What a difference an interval can make.
If the problem in the first half was the inability of an early music conductor to draw period authenticity from a modern symphony orchestra, that idea went out the window the moment McGegan gave the downbeat for the quasi-baroque Chaconne from Mozart’s opera Idomeneo. The performance was crisp, brisk, and lithe. It was particularly interesting to hear it in this context, considering that the local period instrument ensemble, Apollo’s Fire, just played this rarity a month ago with Jeannette Sorrell, a concert which I also reviewed (click here). Despite their background in later classics, the Cleveland Orchestra was as effective as their specialist neighbors. McGegan, now standing on a podium, was here very involved with the shaping of phrases and injection of energy, and it made a great difference.

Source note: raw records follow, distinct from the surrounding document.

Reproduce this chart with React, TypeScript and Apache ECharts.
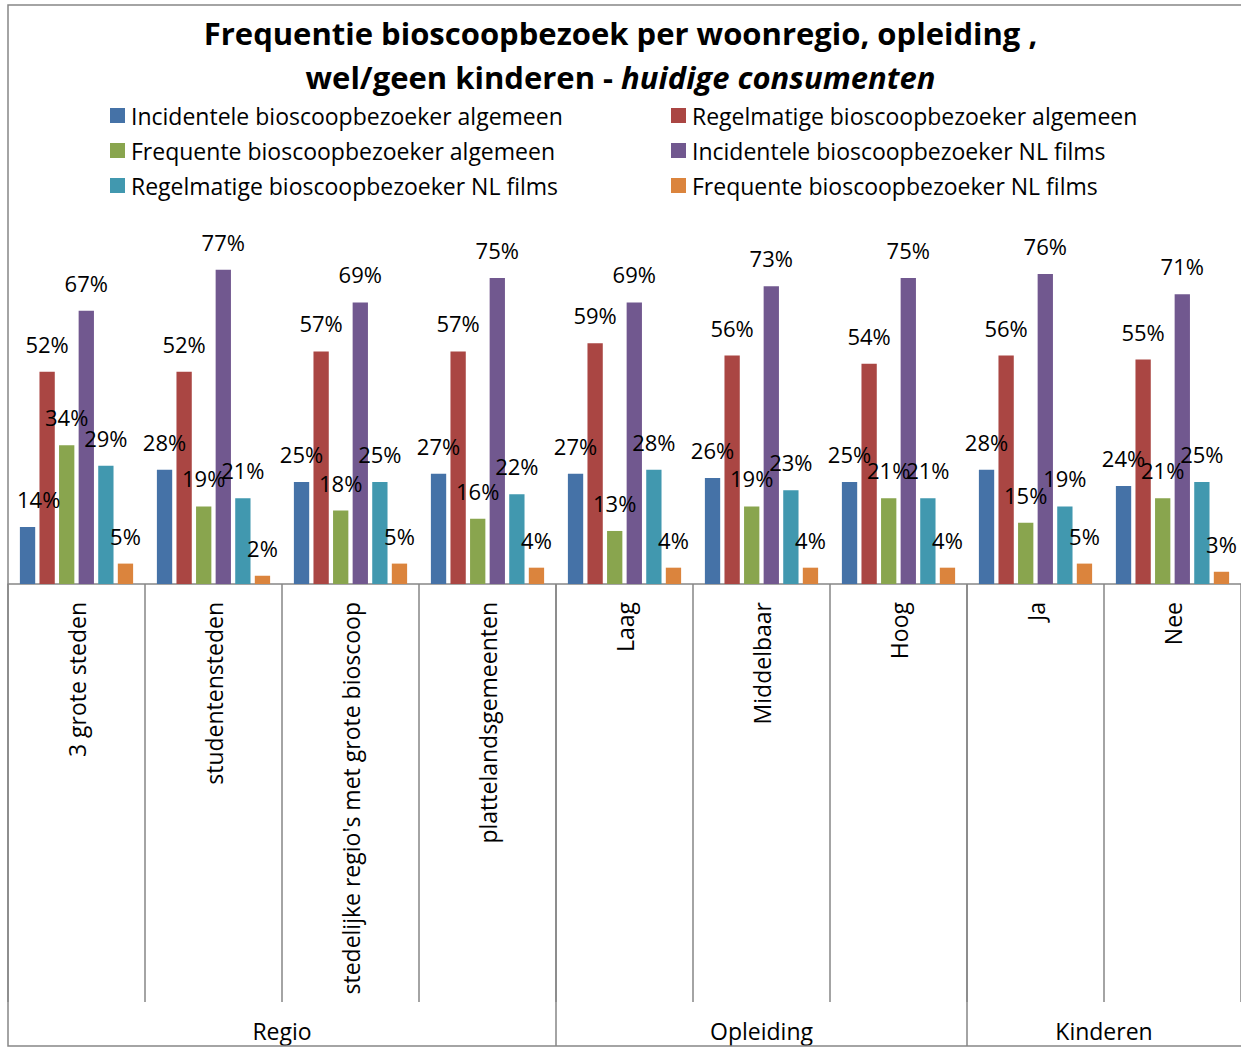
import React, { useEffect, useRef } from "react";
import * as echarts from "echarts";

const categories = [
  "3 grote steden",
  "studentensteden",
  "stedelijke regio's met grote bioscoop",
  "plattelandsgemeenten",
  "Laag",
  "Middelbaar",
  "Hoog",
  "Ja",
  "Nee",
];

const groups = [
  { name: "Regio", count: 4 },
  { name: "Opleiding", count: 3 },
  { name: "Kinderen", count: 2 },
];

const seriesNames = [
  "Incidentele bioscoopbezoeker algemeen",
  "Regelmatige bioscoopbezoeker algemeen",
  "Frequente bioscoopbezoeker algemeen",
  "Incidentele bioscoopbezoeker NL films",
  "Regelmatige bioscoopbezoeker NL films",
  "Frequente bioscoopbezoeker NL films",
];

const incidenteelAlgemeen = [14, 28, 25, 27, 27, 26, 25, 28, 24];
const regelmatigAlgemeen = [52, 52, 57, 57, 59, 56, 54, 56, 55];
const frequentAlgemeen = [34, 19, 18, 16, 13, 19, 21, 15, 21];
const incidenteelNL = [67, 77, 69, 75, 69, 73, 75, 76, 71];
const regelmatigNL = [29, 21, 25, 22, 28, 23, 21, 19, 25];
const frequentNL = [5, 2, 5, 4, 4, 4, 4, 5, 3];

const seriesValues = [
  incidenteelAlgemeen,
  regelmatigAlgemeen,
  frequentAlgemeen,
  incidenteelNL,
  regelmatigNL,
  frequentNL,
];

const colors = ["#4572A7", "#AA4643", "#89A54E", "#71588F", "#4198AF", "#DB843D"];

const FONT = "'Open Sans', sans-serif";
const GRAY = "#868686";

export default function App() {
  const ref = useRef<HTMLDivElement>(null);

  useEffect(() => {
    if (!ref.current) return;
    const chart = echarts.init(ref.current, null, { renderer: "svg" });

    const legendPos = [
      { left: 110, top: 104 },
      { left: 671, top: 104 },
      { left: 110, top: 139 },
      { left: 671, top: 139 },
      { left: 110, top: 174 },
      { left: 671, top: 174 },
    ];

    const option: any = {
      animation: false,
      backgroundColor: "#ffffff",
      color: colors,
      textStyle: { fontFamily: FONT },
      title: {
        left: "center",
        top: 6,
        text:
          "{b|Frequentie bioscoopbezoek per woonregio, opleiding ,}\n{b|wel/geen kinderen - }{bi|huidige consumenten}",
        textStyle: {
          rich: {
            b: { fontFamily: FONT, fontWeight: "bold", fontSize: 31, color: "#000", lineHeight: 44 },
            bi: {
              fontFamily: FONT,
              fontWeight: "bold",
              fontStyle: "italic",
              fontSize: 31,
              color: "#000",
              lineHeight: 44,
            },
          },
        },
      },
      legend: seriesNames.map((n, i) => ({
        data: [n],
        left: legendPos[i].left,
        top: legendPos[i].top,
        padding: 0,
        itemWidth: 15,
        itemHeight: 15,
        icon: "rect",
        selectedMode: false,
        textStyle: { fontFamily: FONT, fontSize: 23, color: "#000", padding: [0, 0, 0, 1] },
      })),
      grid: { left: 8, top: 176, width: 1234, height: 408 },
      xAxis: {
        type: "category",
        data: categories,
        axisLine: { lineStyle: { color: GRAY, width: 1.5 } },
        axisTick: { show: true, interval: 0, length: 418, lineStyle: { color: GRAY, width: 1.5 } },
        axisLabel: {
          interval: 0,
          rotate: 90,
          margin: 18,
          fontFamily: FONT,
          fontSize: 23,
          color: "#000",
        },
      },
      yAxis: { type: "value", min: 0, max: 100, show: false, splitLine: { show: false } },
      series: seriesNames.map((n, i) => ({
        name: n,
        type: "bar",
        data: seriesValues[i],
        barWidth: 15.3,
        barGap: "28%",
        itemStyle: { color: colors[i] },
        label: {
          show: true,
          position: "top",
          distance: 17,
          formatter: "{c}%",
          fontFamily: FONT,
          fontSize: 22,
          color: "#000",
        },
        labelLayout: (params: any) => {
          const r = params.labelRect;
          if (r && r.x < 16) {
            return { x: r.x + r.width / 2 + (17 - r.x), y: r.y + r.height / 2, align: "center", verticalAlign: "middle" };
          }
          return {};
        },
      })),
    };

    chart.setOption(option);

    const c0 = chart.convertToPixel({ xAxisIndex: 0 }, 0) as number;
    const c1 = chart.convertToPixel({ xAxisIndex: 0 }, 1) as number;
    const bw = c1 - c0;
    const start = c0 - bw / 2;
    const base = chart.convertToPixel({ yAxisIndex: 0 }, 0) as number;
    const bottom = 1046;

    const graphics: any[] = [
      {
        type: "rect",
        shape: { x: 8, y: 5, width: 1240, height: bottom - 5 },
        style: { fill: "none", stroke: GRAY, lineWidth: 1.5 },
        z: 100,
        silent: true,
      },
    ];
    let idx = 0;
    groups.forEach((g, gi) => {
      const gx0 = start + idx * bw;
      const gx1 = start + (idx + g.count) * bw;
      if (gi > 0) {
        graphics.push({
          type: "line",
          shape: { x1: gx0, y1: base, x2: gx0, y2: bottom },
          style: { stroke: GRAY, lineWidth: 1.5 },
          silent: true,
        });
      }
      graphics.push({
        type: "text",
        x: (gx0 + gx1) / 2,
        y: 1031,
        style: {
          text: g.name,
          fontFamily: FONT,
          fontSize: 23,
          fill: "#000",
          textAlign: "center",
          textVerticalAlign: "middle",
        },
        silent: true,
      });
      idx += g.count;
    });

    chart.setOption({ graphic: graphics });

    return () => chart.dispose();
  }, []);

  return (
    <div
      ref={ref}
      style={{ position: "absolute", left: 0, top: 0, width: 1241, height: 1047, background: "#fff" }}
    />
  );
}
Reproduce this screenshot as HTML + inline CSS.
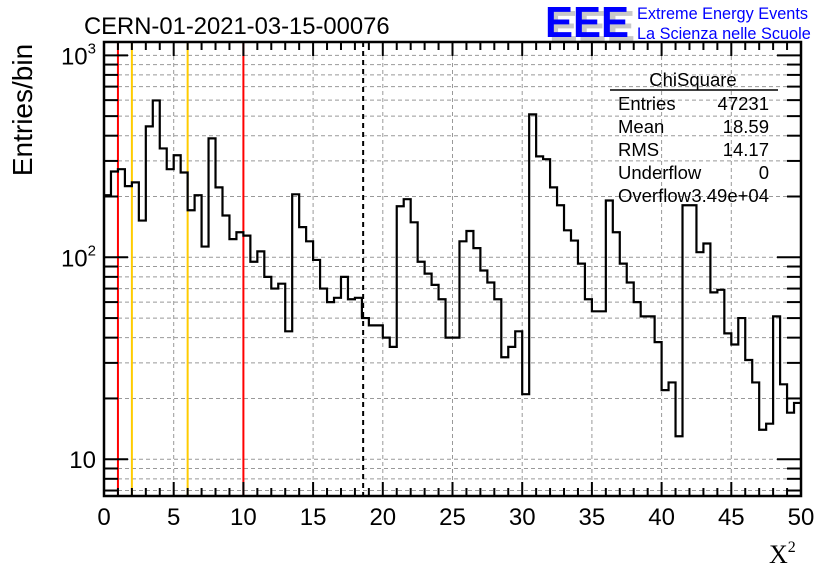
<!DOCTYPE html>
<html><head><meta charset="utf-8"><style>
body{margin:0;background:#fff;width:836px;height:572px;overflow:hidden}
svg{font-family:"Liberation Sans",sans-serif}
</style></head><body>
<svg id="c" width="836" height="572">
<text x="84" y="34" font-size="23.8">CERN-01-2021-03-15-00076</text>
<g>
<text x="549" y="41" font-size="44" font-weight="bold" fill="#c8c8c8" textLength="86" lengthAdjust="spacingAndGlyphs">EEE</text>
<text x="545" y="37" font-size="44" font-weight="bold" fill="#0000ff" textLength="84" lengthAdjust="spacingAndGlyphs">EEE</text>
<text x="637" y="19" font-size="16.3" fill="#0000ff">Extreme Energy Events</text>
<text x="637" y="39" font-size="16.3" fill="#0000ff">La Scienza nelle Scuole</text>
</g>
<g id="grid"></g>
<g id="marks"></g>
<g id="axes"></g>
<g font-size="18.5">
<text x="693" y="86" text-anchor="middle">ChiSquare</text>
<line x1="610" y1="90" x2="778" y2="90" stroke="#000" stroke-width="1.5"/>
<text x="618" y="110">Entries</text><text x="769" y="110" text-anchor="end">47231</text>
<text x="618" y="133">Mean</text><text x="769" y="133" text-anchor="end">18.59</text>
<text x="618" y="156">RMS</text><text x="769" y="156" text-anchor="end">14.17</text>
<text x="618" y="179">Underflow</text><text x="769" y="179" text-anchor="end">0</text>
<text x="618" y="202">Overflow</text><text x="769" y="202" text-anchor="end">3.49e+04</text>
</g>
<text transform="translate(32,110) rotate(-90)" font-size="28" text-anchor="middle">Entries/bin</text>
<text x="769" y="563" font-size="26" font-family="Liberation Serif,serif">X<tspan font-size="16" dy="-11">2</tspan></text>
</svg>
<script>
const counts=[203,266,273,225,235,152,445,598,346,273,320,263,171,203,113,388,222,161,123,133,128,95,107,80,70,74,43,205,141,120,97,70,60,63,80,62,63,50,46,46,40,36,179,194,149,95,83,73,62,40,40,120,135,111,86,75,62,32,36,43,21,510,316,306,222,181,136,121,93,62,54,54,191,133,93,75,60,51,51,38,22,24,13,181,181,106,117,67,69,42,37,50,31,24,14,15,51,23.5,17,19];
const binWidth=0.5;
const xTicks=[0,5,10,15,20,25,30,35,40,45,50];
const yTicks=[10,100,1000];
const cutLines=[{x:1,c:"#ff0000"},{x:2,c:"#ffcc00"},{x:6,c:"#ffcc00"},{x:10,c:"#ff0000"}];
const meanLine=18.59;
const L=104,R=801,T=42,B=496,xMin=0,xMax=50;
const yLogMin=0.818,yLogMax=3.066;
const NS="http://www.w3.org/2000/svg";
const X=v=>L+(v-xMin)/(xMax-xMin)*(R-L);
const Y=v=>B-(Math.log10(v)-yLogMin)/(yLogMax-yLogMin)*(B-T);
function el(tag,attrs,parent){const e=document.createElementNS(NS,tag);for(const k in attrs)e.setAttribute(k,attrs[k]);parent.appendChild(e);return e;}
const grid=document.getElementById('grid'),marks=document.getElementById('marks'),axes=document.getElementById('axes');
for(let d=0;d<=3;d++)for(let m=1;m<10;m++){const v=m*Math.pow(10,d);const y=Y(v);if(y<T+1||y>B-1)continue;
 const g=el('line',{x1:L,x2:R,y1:y,y2:y,stroke:'#999','stroke-dasharray':'4,3','stroke-width':1},grid);
 
 
 const t=el('line',{x1:L,x2:L+(m===1?24:14),y1:y,y2:y,stroke:'#000','stroke-width':2},axes);
 
 
 const t2=el('line',{x1:R,x2:R-(m===1?24:14),y1:y,y2:y,stroke:'#000','stroke-width':2},axes);
 
 }
xTicks.forEach(v=>{const x=X(v);
 if(v>xMin&&v<xMax){const g=el('line',{x1:x,x2:x,y1:T,y2:B,stroke:'#999','stroke-dasharray':'4,3','stroke-width':1},grid);
 
 }
 const t=el('text',{x:x,y:B+29,'font-size':24,'text-anchor':'middle'},axes);t.textContent=v;
 
 });
for(let v=xMin;v<=xMax;v+=1){const x=X(v);const len=v%5===0?14:8;
 el('line',{x1:x,x2:x,y1:B,y2:B-len,stroke:'#000','stroke-width':2},axes);
 el('line',{x1:x,x2:x,y1:T,y2:T+len,stroke:'#000','stroke-width':2},axes);}
yTicks.forEach((v,i)=>{const t=el('text',{x:L-8,y:Y(v)+9,'font-size':24,'text-anchor':'end'},axes);
 t.textContent='10';
 if(i>0){const s=el('tspan',{'font-size':15,dy:-11},t);s.textContent=String(i+1);}
 
 });
const f=el('rect',{x:L,y:T,width:R-L,height:B-T,fill:'none',stroke:'#000','stroke-width':2.5},axes);


cutLines.forEach(c=>{const l=el('line',{x1:X(c.x),x2:X(c.x),y1:T,y2:B,stroke:c.c,'stroke-width':2},marks);
 
 });
const ml=el('line',{x1:X(meanLine),x2:X(meanLine),y1:T,y2:B,stroke:'#000','stroke-width':2,'stroke-dasharray':'5,4'},marks);


let d='';counts.forEach((c,i)=>{const x0=X(i*binWidth),x1=X((i+1)*binWidth),y=Y(c);d+=(i===0?'M':'L')+x0+','+y+'L'+x1+','+y;});
const p=el('path',{d:d,fill:'none',stroke:'#000','stroke-width':2.2},marks);


</script>
</body></html>
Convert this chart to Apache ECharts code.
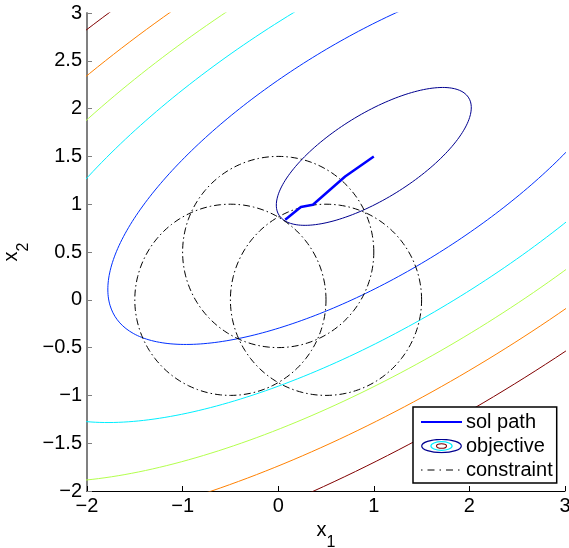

Haydn’s ‘Surprise’ Symphony, although well known, hasn’t appeared as often here as one might think. Indeed, the program book cited only five previous sets of performances in the orchestra’s one-hundred-year history. Though George Szell was esteemed for his Haydn recordings, he actually only programmed the Symphony No.94 twice during his tenure, and it has only appeared sporadically since then. It would be hard to imagine any of those besting McGegan’s, which struck a perfect balance between wit and incisiveness, drawing out the passing shadows that give this lucid and vibrant music its depth.
The first movement was a small universe of skillfully-balanced contrasts, underpinned by timpani with wooden sticks, reflecting the sort of drumsticks used in the classical period (as did the entire second half). The surprise in the slow movement was delivered with neither restraint nor exaggeration. The minuet danced at Haydn’s proscribed tempo of Allegro molto, very fast, demonstrating the change from minuet to scherzo that was already happening in symphonic composition, even before Beethoven. The finale was witty and quick, vital and joyous.